| Some concrete advantages that come from a simple, uniform, machine-readible syntax that your text editor itself can understand and manipulate: - It makes editing and refactoring code faster. With a single keystroke you can do things like popping bits of code in or out of scope, deleting logical blocks of code etc. It's fast. - It's hard to explain without trying it, but it is faster and less error prone to e.g. grab a section of code inside a function and break it out into a separate function. If your lisp is functional this is even smoother (hy is not as functional as it could be last time I checked). - You never have to think about syntax. Python for example has different syntax for different operations and introduces new syntax relatively frequently. By contrast in a lisp the syntax for setting a variable looks the same as the syntax for looping and for everything else. It's all just function calls. - If you have an nREPL set up (it's like the python repl but it's an API your editor can talk to) it makes it easier to run segments of code that are embedded inside other bits of code.
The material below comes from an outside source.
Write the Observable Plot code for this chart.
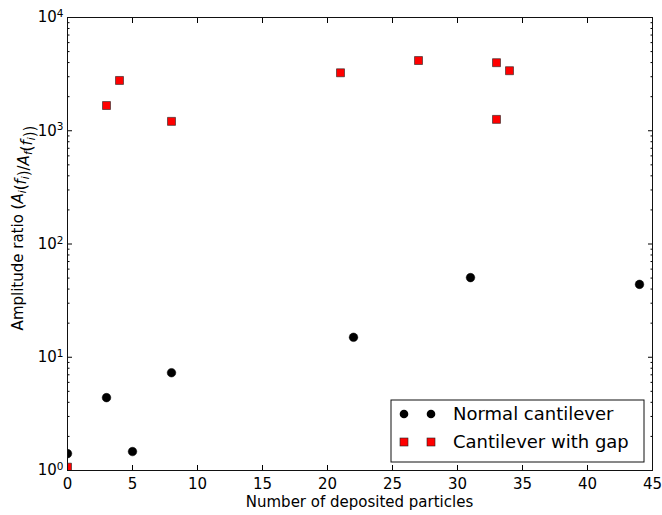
<!DOCTYPE html>
<html><head><meta charset="utf-8">
<script src="https://cdn.jsdelivr.net/npm/d3@7"></script>
<script src="https://cdn.jsdelivr.net/npm/@observablehq/plot@0.6"></script>
<style>body{margin:0;background:#fff}</style>
</head><body><div id="chart"></div>
<script>
// Data
const seriesNames = ["Normal cantilever", "Cantilever with gap"];
const normalX = [0, 3, 5, 8, 22, 31, 44];
const normalY = [1.41, 4.4, 1.47, 7.3, 15.0, 50.5, 44];
const gapX = [0, 3, 4, 8, 21, 27, 33, 34, 33];
const gapY = [1.07, 1670, 2780, 1210, 3250, 4170, 3990, 3390, 1260];
const xTicks = [0, 5, 10, 15, 20, 25, 30, 35, 40, 45];
const yMajor = [1, 10, 100, 1000, 10000];
const yMinor = [2,3,4,5,6,7,8,9,20,30,40,50,60,70,80,90,200,300,400,500,600,700,800,900,2000,3000,4000,5000,6000,7000,8000,9000];
const xLabel = "Number of deposited particles";

const normal = normalX.map((x, i) => ({x, y: normalY[i]}));
const gap = gapX.map((x, i) => ({x, y: gapY[i]}));

const font = "DejaVu Sans";
const chart = Plot.plot({
  width: 662, height: 515,
  marginLeft: 67, marginRight: 10, marginTop: 17, marginBottom: 45,
  style: {fontFamily: font, fontSize: "15px", color: "#000", background: "#fff"},
  x: {domain: [0, 45]},
  y: {type: "log", domain: [1, 10000]},
  marks: [
    Plot.axisX({anchor: "bottom", ticks: xTicks, tickSize: -5, tickPadding: 13, label: null, tickFormat: d => String(d)}),
    Plot.axisX({anchor: "top", ticks: xTicks, tickSize: -5, label: null, tickFormat: () => ""}),
    Plot.axisY({anchor: "left", ticks: yMajor, tickSize: -5, tickPadding: 9, label: null, tickFormat: d => "10|" + Math.round(Math.log10(d))}),
    Plot.axisY({anchor: "left", ticks: yMinor, tickSize: -2.5, label: null, tickFormat: () => ""}),
    Plot.axisY({anchor: "right", ticks: yMajor, tickSize: -5, label: null, tickFormat: () => ""}),
    Plot.axisY({anchor: "right", ticks: yMinor, tickSize: -2.5, label: null, tickFormat: () => ""}),
    Plot.dot(normal, {x: "x", y: "y", r: 4.3, fill: "#000", stroke: "#000", strokeWidth: 0.5, clip: true}),
    Plot.dot(gap, {x: "x", y: "y", symbol: "square", r: 4.5, fill: "#ff0000", stroke: "#222", strokeWidth: 0.6, clip: true}),
    Plot.frame({stroke: "#111", strokeWidth: 1})
  ]
});
document.getElementById("chart").appendChild(chart);

const svg = d3.select(chart);
// superscript tick labels on the log axis
svg.selectAll('g[aria-label="y-axis tick label"] text').each(function() {
  const t = this.textContent;
  if (!t.includes("|")) return;
  const [base, exp] = t.split("|");
  const el = d3.select(this);
  el.text("");
  el.append("tspan").text(base);
  el.append("tspan").attr("dy", "-0.5em").attr("font-size", "10.5px").text(exp);
});

// axis labels
svg.append("text")
  .attr("x", 359.5).attr("y", 507)
  .attr("text-anchor", "middle")
  .attr("font-family", font).attr("font-size", "15px")
  .text(xLabel);

const yl = svg.append("text")
  .attr("transform", "translate(23,228) rotate(-90)")
  .attr("text-anchor", "middle")
  .attr("font-family", font).attr("font-size", "15px");
yl.append("tspan").text("Amplitude ratio (");
const it = (s) => yl.append("tspan").attr("font-style", "italic").text(s);
const sub = (s) => { yl.append("tspan").attr("font-style", "italic").attr("font-size", "10.5px").attr("dy", "3").text(s); yl.append("tspan").attr("dy", "-3").text(""); };
it("A"); sub("i");
yl.append("tspan").text("(");
it("f"); sub("i");
yl.append("tspan").text(")/");
it("A"); sub("f");
yl.append("tspan").text("(");
it("f"); sub("i");
yl.append("tspan").text("))");

// legend
const lg = svg.append("g");
lg.append("rect").attr("x", 391).attr("y", 400).attr("width", 253).attr("height", 62)
  .attr("fill", "#fff").attr("stroke", "#111").attr("stroke-width", 1);
const rows = [414, 442];
seriesNames.forEach((name, i) => {
  [404, 431].forEach(cx => {
    if (i === 0) lg.append("circle").attr("cx", cx).attr("cy", rows[i]).attr("r", 4.3).attr("fill", "#000");
    else lg.append("rect").attr("x", cx - 4).attr("y", rows[i] - 4).attr("width", 8).attr("height", 8)
      .attr("fill", "#ff0000").attr("stroke", "#222").attr("stroke-width", 0.6);
  });
  lg.append("text").attr("x", 453).attr("y", rows[i]).attr("dy", "0.35em")
    .attr("text-anchor", "start")
    .attr("font-family", font).attr("font-size", "18px").text(name);
});
</script>
</body></html>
E.g. you might have some complicated piece of maths or string manipulation in a function. You can run and try it out in isolation without executing the entire function. - Metaprogramming. This is a bit overhyped for most programmers, but having the code as a data structure means you can add new language features from your own code, build DSLs, and have code that modifies other code more easily than in other languages. I try not to use metaprogramming and macros much, but I use a lot of things that smarter people than me have made with them. These features are a bit hard to appreciate without trying them. Highly recommended! |
Not really.
Setting a variable in Lisp is not a function call. IF is also not a function call. Defining a function is also not a function call. Loop operations like DO, DOLIST, DOTIMES, ... are also not function calls. Lots of things are not function calls. Macro forms are also not function calls.